STATED PROBLEM
Below is a listing to write out in full, exactly as given, without its pictures.
::::::::::
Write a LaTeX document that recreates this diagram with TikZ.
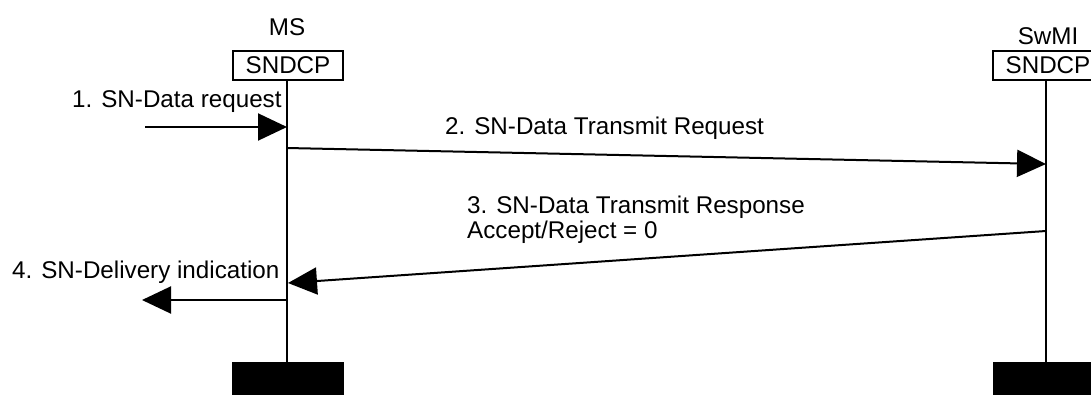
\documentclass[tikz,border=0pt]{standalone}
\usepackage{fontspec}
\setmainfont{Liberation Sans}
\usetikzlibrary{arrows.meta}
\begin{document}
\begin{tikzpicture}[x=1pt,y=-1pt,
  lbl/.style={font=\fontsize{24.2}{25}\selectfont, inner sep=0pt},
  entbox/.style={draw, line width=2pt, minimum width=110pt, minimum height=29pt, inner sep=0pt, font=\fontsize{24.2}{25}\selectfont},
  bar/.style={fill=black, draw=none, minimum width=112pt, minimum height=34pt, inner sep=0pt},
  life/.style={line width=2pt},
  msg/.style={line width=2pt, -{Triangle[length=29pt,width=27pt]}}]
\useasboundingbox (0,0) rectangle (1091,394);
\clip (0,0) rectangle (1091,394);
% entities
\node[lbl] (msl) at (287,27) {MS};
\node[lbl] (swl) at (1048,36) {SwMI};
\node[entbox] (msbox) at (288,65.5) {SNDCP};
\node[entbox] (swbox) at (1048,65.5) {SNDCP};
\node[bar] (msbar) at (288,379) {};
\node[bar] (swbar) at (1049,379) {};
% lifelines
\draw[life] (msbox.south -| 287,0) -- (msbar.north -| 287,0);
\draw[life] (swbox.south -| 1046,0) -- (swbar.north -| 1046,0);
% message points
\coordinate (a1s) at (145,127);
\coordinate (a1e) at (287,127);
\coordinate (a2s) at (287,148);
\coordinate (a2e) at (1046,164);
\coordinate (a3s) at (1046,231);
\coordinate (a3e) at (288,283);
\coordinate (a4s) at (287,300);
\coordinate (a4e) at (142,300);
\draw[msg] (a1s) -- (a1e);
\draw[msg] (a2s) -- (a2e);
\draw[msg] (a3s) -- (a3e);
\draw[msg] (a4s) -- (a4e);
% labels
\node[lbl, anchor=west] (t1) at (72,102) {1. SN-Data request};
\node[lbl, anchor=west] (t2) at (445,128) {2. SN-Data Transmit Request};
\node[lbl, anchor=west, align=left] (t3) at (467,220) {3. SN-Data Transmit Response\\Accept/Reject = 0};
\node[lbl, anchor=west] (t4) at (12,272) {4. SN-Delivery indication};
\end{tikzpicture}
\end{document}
::::::::::
THE COMPLETED TASK
Write a LaTeX document that recreates this diagram with TikZ.
\documentclass[tikz,border=0pt]{standalone}
\usepackage{fontspec}
\setmainfont{Liberation Sans}
\usetikzlibrary{arrows.meta}
\begin{document}
\begin{tikzpicture}[x=1pt,y=-1pt,
  lbl/.style={font=\fontsize{24.2}{25}\selectfont, inner sep=0pt},
  entbox/.style={draw, line width=2pt, minimum width=110pt, minimum height=29pt, inner sep=0pt, font=\fontsize{24.2}{25}\selectfont},
  bar/.style={fill=black, draw=none, minimum width=112pt, minimum height=34pt, inner sep=0pt},
  life/.style={line width=2pt},
  msg/.style={line width=2pt, -{Triangle[length=29pt,width=27pt]}}]
\useasboundingbox (0,0) rectangle (1091,394);
\clip (0,0) rectangle (1091,394);
% entities
\node[lbl] (msl) at (287,27) {MS};
\node[lbl] (swl) at (1048,36) {SwMI};
\node[entbox] (msbox) at (288,65.5) {SNDCP};
\node[entbox] (swbox) at (1048,65.5) {SNDCP};
\node[bar] (msbar) at (288,379) {};
\node[bar] (swbar) at (1049,379) {};
% lifelines
\draw[life] (msbox.south -| 287,0) -- (msbar.north -| 287,0);
\draw[life] (swbox.south -| 1046,0) -- (swbar.north -| 1046,0);
% message points
\coordinate (a1s) at (145,127);
\coordinate (a1e) at (287,127);
\coordinate (a2s) at (287,148);
\coordinate (a2e) at (1046,164);
\coordinate (a3s) at (1046,231);
\coordinate (a3e) at (288,283);
\coordinate (a4s) at (287,300);
\coordinate (a4e) at (142,300);
\draw[msg] (a1s) -- (a1e);
\draw[msg] (a2s) -- (a2e);
\draw[msg] (a3s) -- (a3e);
\draw[msg] (a4s) -- (a4e);
% labels
\node[lbl, anchor=west] (t1) at (72,102) {1. SN-Data request};
\node[lbl, anchor=west] (t2) at (445,128) {2. SN-Data Transmit Request};
\node[lbl, anchor=west, align=left] (t3) at (467,220) {3. SN-Data Transmit Response\\Accept/Reject = 0};
\node[lbl, anchor=west] (t4) at (12,272) {4. SN-Delivery indication};
\end{tikzpicture}
\end{document}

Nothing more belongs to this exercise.